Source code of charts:
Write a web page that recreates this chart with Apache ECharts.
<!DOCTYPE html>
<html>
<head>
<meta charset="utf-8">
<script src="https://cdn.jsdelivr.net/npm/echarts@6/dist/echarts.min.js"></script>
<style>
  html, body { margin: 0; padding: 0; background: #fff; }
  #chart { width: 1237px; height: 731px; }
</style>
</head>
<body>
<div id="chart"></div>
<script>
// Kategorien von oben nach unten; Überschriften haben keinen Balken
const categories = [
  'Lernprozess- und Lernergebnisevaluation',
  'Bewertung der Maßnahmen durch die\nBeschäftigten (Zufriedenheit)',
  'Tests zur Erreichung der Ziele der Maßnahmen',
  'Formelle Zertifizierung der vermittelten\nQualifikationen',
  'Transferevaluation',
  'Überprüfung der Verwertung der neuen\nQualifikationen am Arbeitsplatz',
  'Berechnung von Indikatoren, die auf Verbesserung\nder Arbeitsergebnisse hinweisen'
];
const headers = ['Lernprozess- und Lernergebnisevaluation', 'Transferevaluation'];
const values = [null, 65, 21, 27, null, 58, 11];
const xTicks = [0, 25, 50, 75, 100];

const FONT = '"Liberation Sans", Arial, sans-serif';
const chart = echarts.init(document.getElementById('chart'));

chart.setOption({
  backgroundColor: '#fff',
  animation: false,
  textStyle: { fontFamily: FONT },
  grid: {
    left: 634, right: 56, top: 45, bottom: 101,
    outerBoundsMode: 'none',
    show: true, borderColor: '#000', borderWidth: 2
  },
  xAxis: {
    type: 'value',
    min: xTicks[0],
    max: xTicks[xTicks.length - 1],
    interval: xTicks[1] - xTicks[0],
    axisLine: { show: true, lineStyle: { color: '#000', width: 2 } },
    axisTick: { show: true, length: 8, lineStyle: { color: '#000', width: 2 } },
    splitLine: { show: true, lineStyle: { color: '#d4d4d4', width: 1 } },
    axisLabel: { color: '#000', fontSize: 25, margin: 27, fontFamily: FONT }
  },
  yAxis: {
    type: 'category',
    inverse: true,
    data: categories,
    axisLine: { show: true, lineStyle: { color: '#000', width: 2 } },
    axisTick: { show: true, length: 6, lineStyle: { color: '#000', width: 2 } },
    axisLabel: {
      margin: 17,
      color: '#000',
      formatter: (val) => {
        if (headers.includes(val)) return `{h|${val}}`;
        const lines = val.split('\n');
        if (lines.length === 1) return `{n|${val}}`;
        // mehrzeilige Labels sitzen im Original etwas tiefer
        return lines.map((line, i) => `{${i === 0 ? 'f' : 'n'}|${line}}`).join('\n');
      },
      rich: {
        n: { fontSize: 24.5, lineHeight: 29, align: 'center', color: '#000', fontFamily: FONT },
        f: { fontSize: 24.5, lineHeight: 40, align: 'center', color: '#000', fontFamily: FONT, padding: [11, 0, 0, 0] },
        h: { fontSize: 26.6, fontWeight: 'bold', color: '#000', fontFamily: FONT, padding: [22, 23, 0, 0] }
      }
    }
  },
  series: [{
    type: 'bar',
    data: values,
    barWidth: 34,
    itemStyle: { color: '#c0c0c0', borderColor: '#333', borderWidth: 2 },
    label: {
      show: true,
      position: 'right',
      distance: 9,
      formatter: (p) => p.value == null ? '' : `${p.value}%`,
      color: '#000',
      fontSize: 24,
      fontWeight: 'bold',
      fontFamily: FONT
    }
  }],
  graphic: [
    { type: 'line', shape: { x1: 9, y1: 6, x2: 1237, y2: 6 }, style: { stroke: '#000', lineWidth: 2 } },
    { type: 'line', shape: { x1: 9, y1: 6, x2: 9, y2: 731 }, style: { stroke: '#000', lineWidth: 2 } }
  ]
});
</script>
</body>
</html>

--

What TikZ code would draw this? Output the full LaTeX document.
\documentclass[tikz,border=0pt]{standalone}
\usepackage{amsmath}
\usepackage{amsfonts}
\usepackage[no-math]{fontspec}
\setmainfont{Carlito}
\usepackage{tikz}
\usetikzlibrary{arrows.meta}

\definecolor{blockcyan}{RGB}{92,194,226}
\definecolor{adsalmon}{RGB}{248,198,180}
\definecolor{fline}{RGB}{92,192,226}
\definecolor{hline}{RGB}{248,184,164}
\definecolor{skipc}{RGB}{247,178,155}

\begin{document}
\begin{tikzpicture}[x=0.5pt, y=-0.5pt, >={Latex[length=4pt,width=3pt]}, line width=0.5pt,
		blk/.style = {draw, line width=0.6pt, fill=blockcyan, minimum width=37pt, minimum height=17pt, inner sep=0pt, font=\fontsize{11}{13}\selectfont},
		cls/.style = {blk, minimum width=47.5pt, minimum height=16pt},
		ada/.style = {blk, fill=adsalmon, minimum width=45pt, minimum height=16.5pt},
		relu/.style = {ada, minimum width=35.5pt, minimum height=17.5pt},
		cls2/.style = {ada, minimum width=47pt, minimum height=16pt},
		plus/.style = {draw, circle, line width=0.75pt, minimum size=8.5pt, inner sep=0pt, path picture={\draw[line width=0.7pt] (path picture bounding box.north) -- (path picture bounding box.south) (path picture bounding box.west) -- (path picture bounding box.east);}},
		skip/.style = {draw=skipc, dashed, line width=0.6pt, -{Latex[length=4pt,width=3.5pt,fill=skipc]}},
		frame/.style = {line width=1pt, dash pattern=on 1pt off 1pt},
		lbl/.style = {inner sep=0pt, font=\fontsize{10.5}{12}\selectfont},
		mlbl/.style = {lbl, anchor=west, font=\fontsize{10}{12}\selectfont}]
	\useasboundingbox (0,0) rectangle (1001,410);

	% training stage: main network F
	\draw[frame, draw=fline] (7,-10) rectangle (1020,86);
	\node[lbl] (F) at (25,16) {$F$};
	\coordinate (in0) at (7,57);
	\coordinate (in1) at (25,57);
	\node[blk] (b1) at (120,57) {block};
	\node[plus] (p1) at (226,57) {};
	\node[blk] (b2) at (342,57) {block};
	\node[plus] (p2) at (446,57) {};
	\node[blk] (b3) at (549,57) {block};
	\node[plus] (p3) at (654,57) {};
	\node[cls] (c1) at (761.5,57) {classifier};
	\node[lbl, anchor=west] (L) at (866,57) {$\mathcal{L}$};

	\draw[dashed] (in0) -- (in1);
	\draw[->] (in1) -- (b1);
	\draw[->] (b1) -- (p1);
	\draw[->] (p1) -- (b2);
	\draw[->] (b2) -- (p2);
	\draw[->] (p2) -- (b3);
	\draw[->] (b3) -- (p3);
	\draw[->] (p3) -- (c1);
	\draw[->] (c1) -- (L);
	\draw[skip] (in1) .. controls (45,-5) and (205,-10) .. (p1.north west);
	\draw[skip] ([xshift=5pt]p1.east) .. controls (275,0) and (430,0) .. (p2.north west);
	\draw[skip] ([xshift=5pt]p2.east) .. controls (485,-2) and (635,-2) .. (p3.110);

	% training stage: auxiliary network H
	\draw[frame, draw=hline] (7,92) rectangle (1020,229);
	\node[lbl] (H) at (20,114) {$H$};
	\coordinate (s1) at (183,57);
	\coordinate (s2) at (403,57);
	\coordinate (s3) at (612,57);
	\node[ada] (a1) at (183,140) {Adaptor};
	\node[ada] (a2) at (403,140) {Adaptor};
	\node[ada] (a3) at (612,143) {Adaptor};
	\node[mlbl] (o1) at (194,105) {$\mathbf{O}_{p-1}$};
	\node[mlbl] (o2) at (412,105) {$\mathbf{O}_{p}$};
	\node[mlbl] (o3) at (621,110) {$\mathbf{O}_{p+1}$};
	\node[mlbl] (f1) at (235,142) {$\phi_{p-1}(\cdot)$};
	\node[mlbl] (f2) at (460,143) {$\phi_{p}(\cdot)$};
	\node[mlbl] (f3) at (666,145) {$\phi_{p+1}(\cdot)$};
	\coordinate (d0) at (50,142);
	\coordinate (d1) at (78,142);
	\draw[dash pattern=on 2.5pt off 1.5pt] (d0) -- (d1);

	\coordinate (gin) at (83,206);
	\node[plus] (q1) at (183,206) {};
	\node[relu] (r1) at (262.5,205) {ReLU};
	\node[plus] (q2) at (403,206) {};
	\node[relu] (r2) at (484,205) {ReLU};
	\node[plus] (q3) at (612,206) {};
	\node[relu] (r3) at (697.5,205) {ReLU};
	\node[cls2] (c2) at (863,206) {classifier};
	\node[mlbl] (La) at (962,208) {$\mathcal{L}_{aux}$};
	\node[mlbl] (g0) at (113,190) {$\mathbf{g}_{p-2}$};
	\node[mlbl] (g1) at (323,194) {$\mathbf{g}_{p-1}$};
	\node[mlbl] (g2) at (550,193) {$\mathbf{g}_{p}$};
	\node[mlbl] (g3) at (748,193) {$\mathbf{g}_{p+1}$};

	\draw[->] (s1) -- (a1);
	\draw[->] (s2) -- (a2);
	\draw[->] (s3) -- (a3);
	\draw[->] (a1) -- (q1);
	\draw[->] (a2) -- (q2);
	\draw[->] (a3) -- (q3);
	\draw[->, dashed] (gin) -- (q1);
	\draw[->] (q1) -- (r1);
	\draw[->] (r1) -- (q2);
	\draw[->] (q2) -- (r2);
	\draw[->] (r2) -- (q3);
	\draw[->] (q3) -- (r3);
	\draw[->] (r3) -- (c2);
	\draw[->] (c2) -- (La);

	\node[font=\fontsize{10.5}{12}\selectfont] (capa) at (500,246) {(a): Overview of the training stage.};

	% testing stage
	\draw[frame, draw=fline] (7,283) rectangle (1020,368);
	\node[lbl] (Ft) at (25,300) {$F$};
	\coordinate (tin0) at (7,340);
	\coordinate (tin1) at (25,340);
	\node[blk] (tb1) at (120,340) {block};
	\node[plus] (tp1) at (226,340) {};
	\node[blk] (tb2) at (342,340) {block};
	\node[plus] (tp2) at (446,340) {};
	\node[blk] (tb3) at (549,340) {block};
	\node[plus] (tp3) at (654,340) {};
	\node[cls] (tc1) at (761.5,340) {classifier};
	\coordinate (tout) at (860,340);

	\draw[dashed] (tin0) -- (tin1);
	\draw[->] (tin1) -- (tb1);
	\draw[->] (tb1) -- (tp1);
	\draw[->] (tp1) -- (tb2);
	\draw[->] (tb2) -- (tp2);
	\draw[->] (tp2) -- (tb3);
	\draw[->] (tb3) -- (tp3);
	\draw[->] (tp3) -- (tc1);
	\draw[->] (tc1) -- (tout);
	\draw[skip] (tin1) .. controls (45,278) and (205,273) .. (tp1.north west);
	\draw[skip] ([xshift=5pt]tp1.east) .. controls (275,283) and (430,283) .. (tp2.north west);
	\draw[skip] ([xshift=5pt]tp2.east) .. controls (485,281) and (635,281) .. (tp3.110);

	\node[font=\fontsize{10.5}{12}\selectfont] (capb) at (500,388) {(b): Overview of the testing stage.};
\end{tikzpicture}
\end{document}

==

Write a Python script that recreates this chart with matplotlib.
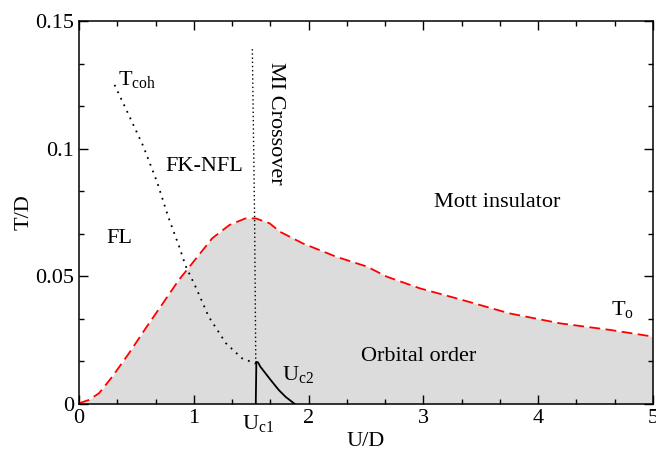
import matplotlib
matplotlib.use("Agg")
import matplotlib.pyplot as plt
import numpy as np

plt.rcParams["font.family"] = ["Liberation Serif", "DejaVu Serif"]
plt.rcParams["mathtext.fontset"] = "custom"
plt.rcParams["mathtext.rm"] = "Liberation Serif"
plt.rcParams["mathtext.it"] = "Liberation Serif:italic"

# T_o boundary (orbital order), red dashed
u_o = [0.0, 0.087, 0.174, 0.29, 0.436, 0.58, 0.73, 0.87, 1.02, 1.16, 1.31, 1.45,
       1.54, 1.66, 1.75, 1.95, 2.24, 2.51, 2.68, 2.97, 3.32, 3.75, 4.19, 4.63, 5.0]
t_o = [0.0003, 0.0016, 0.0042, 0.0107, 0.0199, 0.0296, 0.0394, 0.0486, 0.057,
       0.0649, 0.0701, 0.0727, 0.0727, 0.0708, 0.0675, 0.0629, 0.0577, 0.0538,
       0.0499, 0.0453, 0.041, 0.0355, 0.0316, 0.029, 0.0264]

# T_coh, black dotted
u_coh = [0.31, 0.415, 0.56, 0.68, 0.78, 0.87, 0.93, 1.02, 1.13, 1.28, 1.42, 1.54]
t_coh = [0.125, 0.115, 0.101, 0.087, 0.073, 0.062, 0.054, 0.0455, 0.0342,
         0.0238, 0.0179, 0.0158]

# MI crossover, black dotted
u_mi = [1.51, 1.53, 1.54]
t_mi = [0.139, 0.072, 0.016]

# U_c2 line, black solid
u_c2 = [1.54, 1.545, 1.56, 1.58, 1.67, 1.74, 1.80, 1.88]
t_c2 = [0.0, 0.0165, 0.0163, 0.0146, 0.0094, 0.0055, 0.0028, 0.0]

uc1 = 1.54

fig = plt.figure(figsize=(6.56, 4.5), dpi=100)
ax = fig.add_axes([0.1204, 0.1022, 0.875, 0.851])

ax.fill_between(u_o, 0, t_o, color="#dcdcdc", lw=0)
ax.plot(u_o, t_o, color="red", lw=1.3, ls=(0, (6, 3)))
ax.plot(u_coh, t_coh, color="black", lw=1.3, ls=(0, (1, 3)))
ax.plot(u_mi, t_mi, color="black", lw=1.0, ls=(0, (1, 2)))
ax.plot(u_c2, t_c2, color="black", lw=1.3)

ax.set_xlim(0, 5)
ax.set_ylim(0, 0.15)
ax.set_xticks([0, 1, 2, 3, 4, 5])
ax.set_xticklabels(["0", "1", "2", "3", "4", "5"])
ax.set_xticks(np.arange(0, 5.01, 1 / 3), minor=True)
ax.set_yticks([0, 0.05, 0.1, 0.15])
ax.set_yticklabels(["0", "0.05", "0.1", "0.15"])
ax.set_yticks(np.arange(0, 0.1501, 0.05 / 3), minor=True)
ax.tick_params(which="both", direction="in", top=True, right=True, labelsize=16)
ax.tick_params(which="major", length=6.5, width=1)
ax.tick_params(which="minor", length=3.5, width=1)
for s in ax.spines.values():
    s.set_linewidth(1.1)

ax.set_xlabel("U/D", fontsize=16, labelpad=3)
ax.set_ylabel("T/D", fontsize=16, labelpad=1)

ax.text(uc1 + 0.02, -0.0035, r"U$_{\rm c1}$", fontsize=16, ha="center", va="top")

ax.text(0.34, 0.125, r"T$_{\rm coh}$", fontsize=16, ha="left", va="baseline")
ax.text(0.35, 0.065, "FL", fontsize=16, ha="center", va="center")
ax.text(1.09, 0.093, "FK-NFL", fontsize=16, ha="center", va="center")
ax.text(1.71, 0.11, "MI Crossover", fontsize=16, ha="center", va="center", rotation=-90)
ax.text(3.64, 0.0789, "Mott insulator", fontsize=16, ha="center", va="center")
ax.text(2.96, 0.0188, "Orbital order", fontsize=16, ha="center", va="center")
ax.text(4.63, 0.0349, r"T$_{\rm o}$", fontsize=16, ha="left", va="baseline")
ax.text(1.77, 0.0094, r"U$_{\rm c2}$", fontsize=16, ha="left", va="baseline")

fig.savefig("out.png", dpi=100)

▸ **Task details**: Make an exact copy of the lines from the one holding "Write a Python" through the one holding "ax = fig.add_axes([0.1204, 0.1022, 0.875, 0.851])", end lines included, without the pictures.

▸ **Solution for this task**:
Write a Python script that recreates this chart with matplotlib.
import matplotlib
matplotlib.use("Agg")
import matplotlib.pyplot as plt
import numpy as np

plt.rcParams["font.family"] = ["Liberation Serif", "DejaVu Serif"]
plt.rcParams["mathtext.fontset"] = "custom"
plt.rcParams["mathtext.rm"] = "Liberation Serif"
plt.rcParams["mathtext.it"] = "Liberation Serif:italic"

# T_o boundary (orbital order), red dashed
u_o = [0.0, 0.087, 0.174, 0.29, 0.436, 0.58, 0.73, 0.87, 1.02, 1.16, 1.31, 1.45,
       1.54, 1.66, 1.75, 1.95, 2.24, 2.51, 2.68, 2.97, 3.32, 3.75, 4.19, 4.63, 5.0]
t_o = [0.0003, 0.0016, 0.0042, 0.0107, 0.0199, 0.0296, 0.0394, 0.0486, 0.057,
       0.0649, 0.0701, 0.0727, 0.0727, 0.0708, 0.0675, 0.0629, 0.0577, 0.0538,
       0.0499, 0.0453, 0.041, 0.0355, 0.0316, 0.029, 0.0264]

# T_coh, black dotted
u_coh = [0.31, 0.415, 0.56, 0.68, 0.78, 0.87, 0.93, 1.02, 1.13, 1.28, 1.42, 1.54]
t_coh = [0.125, 0.115, 0.101, 0.087, 0.073, 0.062, 0.054, 0.0455, 0.0342,
         0.0238, 0.0179, 0.0158]

# MI crossover, black dotted
u_mi = [1.51, 1.53, 1.54]
t_mi = [0.139, 0.072, 0.016]

# U_c2 line, black solid
u_c2 = [1.54, 1.545, 1.56, 1.58, 1.67, 1.74, 1.80, 1.88]
t_c2 = [0.0, 0.0165, 0.0163, 0.0146, 0.0094, 0.0055, 0.0028, 0.0]

uc1 = 1.54

fig = plt.figure(figsize=(6.56, 4.5), dpi=100)
ax = fig.add_axes([0.1204, 0.1022, 0.875, 0.851])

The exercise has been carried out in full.